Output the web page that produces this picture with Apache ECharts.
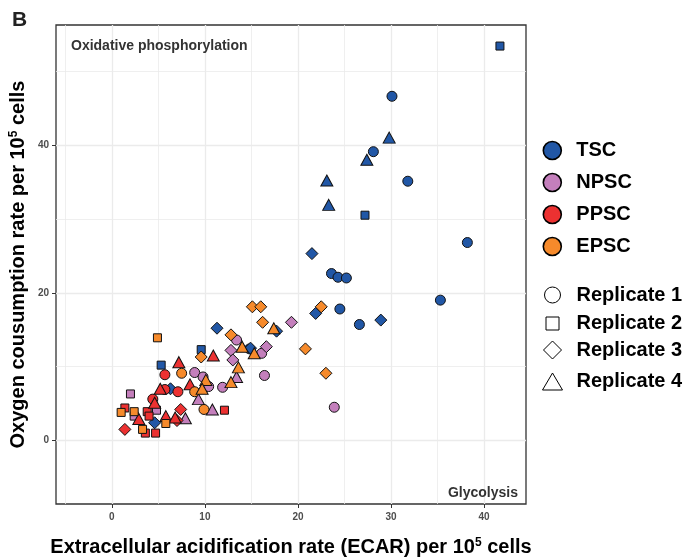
<!DOCTYPE html>
<html lang="en">
<head>
    <meta charset="UTF-8">
    <title>OCR vs ECAR</title>
    <style>
        html, body { margin: 0; padding: 0; background: #fff; }
        #chart { width: 694px; height: 560px; }
    </style>
</head>
<body>
    <div id="chart"></div>
    <script src="https://cdn.jsdelivr.net/npm/echarts@6/dist/echarts.min.js"></script>
    <script type="text/javascript">
        // cell types and replicates
        var cellTypes = ['TSC', 'NPSC', 'PPSC', 'EPSC'];
        var cellColors = ['#2157a6', '#c47fbc', '#ec3131', '#f68a2b'];
        var replicates = ['Replicate 1', 'Replicate 2', 'Replicate 3', 'Replicate 4'];
        var repSymbols = ['circle', 'rect', 'diamond', 'triangle'];

        // [ECAR, OCR] per 10^5 cells
        var tscR1 = [[30.1, 46.6], [28.1, 39.1], [31.8, 35.1], [38.2, 26.8], [23.6, 22.6], [24.3, 22.1], [25.2, 22.0], [35.3, 19.0], [24.5, 17.8], [26.6, 15.7], [14.8, 12.4]];
        var tscR2 = [[41.7, 53.4], [27.2, 30.5], [9.6, 12.3], [5.3, 10.2]];
        var tscR3 = [[21.5, 25.3], [21.9, 17.2], [28.9, 16.3], [17.7, 14.8], [11.3, 15.2], [14.9, 12.5], [6.3, 7.0], [4.6, 2.4]];
        var tscR4 = [[29.8, 41.0], [27.4, 38.0], [23.1, 35.2], [23.3, 31.9]];

        var npscR1 = [[13.4, 13.6], [16.1, 11.8], [11.9, 7.2], [16.4, 8.8], [8.9, 9.2], [9.8, 8.6], [10.4, 7.3], [23.9, 4.5]];
        var npscR2 = [[2.0, 6.3], [4.8, 4.1], [2.4, 3.3]];
        var npscR3 = [[19.3, 16.0], [16.6, 12.7], [12.8, 12.2], [13.0, 10.9]];
        var npscR4 = [[13.4, 8.6], [9.3, 5.6], [10.8, 4.2], [7.9, 3.0]];

        var ppscR1 = [[5.7, 8.9], [5.7, 6.9], [7.1, 6.6], [4.4, 5.6]];
        var ppscR2 = [[12.1, 4.1], [1.4, 4.4], [3.8, 3.9], [4.0, 3.3], [3.6, 1.0], [4.7, 1.0]];
        var ppscR3 = [[7.4, 4.2], [1.4, 1.5], [7.0, 2.7]];
        var ppscR4 = [[10.9, 11.5], [7.2, 10.6], [8.4, 7.6], [5.2, 7.0], [5.8, 3.3], [2.9, 2.9], [6.8, 3.1], [4.6, 5.1]];

        var epscR1 = [[7.5, 9.1], [8.9, 6.6], [9.9, 4.2]];
        var epscR2 = [[4.9, 13.9], [1.0, 3.8], [2.4, 3.9], [5.8, 2.3], [3.3, 1.5]];
        var epscR3 = [[15.1, 18.1], [16.0, 18.1], [16.2, 16.0], [22.5, 18.1], [12.8, 14.3], [9.6, 11.3], [20.8, 12.4], [23.0, 9.1]];
        var epscR4 = [[17.4, 15.2], [14.0, 12.7], [15.3, 11.8], [13.6, 9.9], [12.8, 7.9], [10.1, 8.2], [9.7, 7.0]];

        var groupData = [
            [tscR1, tscR2, tscR3, tscR4],
            [npscR1, npscR2, npscR3, npscR4],
            [ppscR1, ppscR2, ppscR3, ppscR4],
            [epscR1, epscR2, epscR3, epscR4]
        ];

        // axes
        var xTicks = [0, 10, 20, 30, 40];
        var yTicks = [0, 20, 40];
        var xGridMajor = [0, 10, 20, 30, 40];
        var xGridMinor = [-5, 5, 15, 25, 35];
        var yGridMajor = [0, 20, 40];
        var yGridMinor = [10, 30, 50];

        var FONT = 'Liberation Sans, Arial, Helvetica, sans-serif';
        var symbolSizes = [10, 8, 12, [12, 11]];
        // legend icon sizes for the replicate keys
        var repIconSize = [[16, 16], [13, 13], [18, 18], [20, 17]];
        var repRowY = [293, 320, 349, 380];

        function DrawEChart() {
            var myChart = echarts.init(document.getElementById('chart'), null, {renderer: 'canvas'});

            var gridLines = [];
            xGridMajor.forEach(function (v) { gridLines.push({xAxis: v, lineStyle: {width: 1.3}}); });
            xGridMinor.forEach(function (v) { gridLines.push({xAxis: v, lineStyle: {width: 0.8}}); });
            yGridMajor.forEach(function (v) { gridLines.push({yAxis: v, lineStyle: {width: 1.3}}); });
            yGridMinor.forEach(function (v) { gridLines.push({yAxis: v, lineStyle: {width: 0.8}}); });

            var series = [{
                name: 'grid',
                type: 'scatter',
                data: [],
                z: 0,
                silent: true,
                markLine: {
                    silent: true,
                    z: 0,
                    symbol: 'none',
                    animation: false,
                    label: {show: false},
                    lineStyle: {color: '#ebebeb', type: 'solid'},
                    data: gridLines
                }
            }];

            // data points
            for (var g = 0; g < cellTypes.length; g++) {
                for (var r = 0; r < replicates.length; r++) {
                    series.push({
                        name: cellTypes[g] + ' ' + replicates[r],
                        type: 'scatter',
                        z: 3,
                        symbol: repSymbols[r],
                        symbolSize: symbolSizes[r],
                        itemStyle: {color: cellColors[g], borderColor: '#111', borderWidth: 1, opacity: 1},
                        data: groupData[g][r]
                    });
                }
            }

            // empty series only used as legend keys
            cellTypes.forEach(function (name, i) {
                series.push({name: name, type: 'scatter', data: [], symbol: 'circle',
                    itemStyle: {color: cellColors[i], borderColor: '#000', borderWidth: 1.6, opacity: 1}});
            });
            replicates.forEach(function (name, i) {
                series.push({name: name, type: 'scatter', data: [], symbol: repSymbols[i],
                    itemStyle: {color: '#fff', borderColor: '#000', borderWidth: 1, opacity: 1}});
            });

            var legendText = {fontSize: 20, fontWeight: 'bold', color: '#000', fontFamily: FONT};
            var legends = [{
                data: cellTypes.map(function (name, i) {
                    return {name: name, icon: 'circle',
                        itemStyle: {color: cellColors[i], borderColor: '#000', borderWidth: 1.6, opacity: 1}};
                }),
                orient: 'vertical',
                left: 542.5,
                top: 140.5,
                padding: 0,
                itemWidth: 18,
                itemHeight: 18,
                itemGap: 12,
                selectedMode: false,
                textStyle: Object.assign({padding: [0, 0, 0, 10]}, legendText)
            }];
            replicates.forEach(function (name, i) {
                var w = repIconSize[i][0], h = repIconSize[i][1];
                legends.push({
                    data: [{name: name, icon: repSymbols[i],
                        itemStyle: {color: '#fff', borderColor: '#000', borderWidth: 1, opacity: 1}}],
                    orient: 'vertical',
                    left: 552 - w / 2,
                    top: repRowY[i] - h / 2,
                    padding: 0,
                    itemWidth: w,
                    itemHeight: h,
                    selectedMode: false,
                    textStyle: Object.assign({padding: [0, 0, 0, 19 - w / 2]}, legendText)
                });
            });

            var titleRich = {
                t: {fontSize: 20, fontWeight: 'bold', color: '#000', fontFamily: FONT},
                s: {fontSize: 12, fontWeight: 'bold', color: '#000', fontFamily: FONT, verticalAlign: 'top', padding: [0, 0, 9, 0]}
            };

            myChart.setOption({
                animation: false,
                grid: {
                    left: 56,
                    top: 25,
                    right: 168,
                    bottom: 56,
                    outerBoundsMode: 'none',
                    containLabel: false,
                    show: true,
                    borderColor: '#333',
                    borderWidth: 1.3,
                    backgroundColor: 'transparent'
                },
                xAxis: {
                    type: 'value',
                    min: -6,
                    max: 44.5,
                    position: 'bottom',
                    splitLine: {show: false},
                    axisLine: {show: false, onZero: false},
                    axisTick: {show: true, inside: false, customValues: xTicks, length: 4, lineStyle: {color: '#333', width: 1}},
                    axisLabel: {customValues: xTicks, fontSize: 10, fontWeight: 'bold', color: '#4d4d4d', margin: 8, fontFamily: FONT},
                    name: '{t|Extracellular acidification rate (ECAR) per 10}{s|5}{t| cells}',
                    nameLocation: 'middle',
                    nameGap: 33,
                    nameMoveOverlap: false,
                    nameTextStyle: {rich: titleRich}
                },
                yAxis: {
                    type: 'value',
                    min: -8.6,
                    max: 56.25,
                    position: 'left',
                    splitLine: {show: false},
                    axisLine: {show: false, onZero: false},
                    axisTick: {show: true, inside: false, customValues: yTicks, length: 4, lineStyle: {color: '#333', width: 1}},
                    axisLabel: {customValues: yTicks, fontSize: 10, fontWeight: 'bold', color: '#4d4d4d', margin: 7, fontFamily: FONT},
                    name: '{t|Oxygen cousumption rate per 10}{s|5}{t| cells}',
                    nameLocation: 'middle',
                    nameGap: 27,
                    nameMoveOverlap: false,
                    nameTextStyle: {rich: titleRich}
                },
                legend: legends,
                graphic: [
                    {type: 'text', x: 12, y: 20, style: {text: 'B', fontSize: 21, fontWeight: 'bold', fill: '#222', fontFamily: FONT, verticalAlign: 'middle'}},
                    {type: 'text', x: 71, y: 46, z: 10, style: {text: 'Oxidative phosphorylation', fontSize: 14, fontWeight: 'bold', fill: '#333', fontFamily: FONT, verticalAlign: 'middle'}},
                    {type: 'text', x: 518, y: 493, z: 10, style: {text: 'Glycolysis', fontSize: 14, fontWeight: 'bold', fill: '#333', fontFamily: FONT, align: 'right', verticalAlign: 'middle'}}
                ],
                series: series
            });
        }
        DrawEChart();
    </script>
</body>
</html>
-=-=-=-=-
Written exercise -> Return only the lines running from the top of the data to the line that holds "var repSymbols = ['circle', 'rect', 'diamond', 'triangle'];". Include both of those lines, but skip the pictures.

Complete output ->
Output the web page that produces this picture with Apache ECharts.
<!DOCTYPE html>
<html lang="en">
<head>
    <meta charset="UTF-8">
    <title>OCR vs ECAR</title>
    <style>
        html, body { margin: 0; padding: 0; background: #fff; }
        #chart { width: 694px; height: 560px; }
    </style>
</head>
<body>
    <div id="chart"></div>
    <script src="https://cdn.jsdelivr.net/npm/echarts@6/dist/echarts.min.js"></script>
    <script type="text/javascript">
        // cell types and replicates
        var cellTypes = ['TSC', 'NPSC', 'PPSC', 'EPSC'];
        var cellColors = ['#2157a6', '#c47fbc', '#ec3131', '#f68a2b'];
        var replicates = ['Replicate 1', 'Replicate 2', 'Replicate 3', 'Replicate 4'];
        var repSymbols = ['circle', 'rect', 'diamond', 'triangle'];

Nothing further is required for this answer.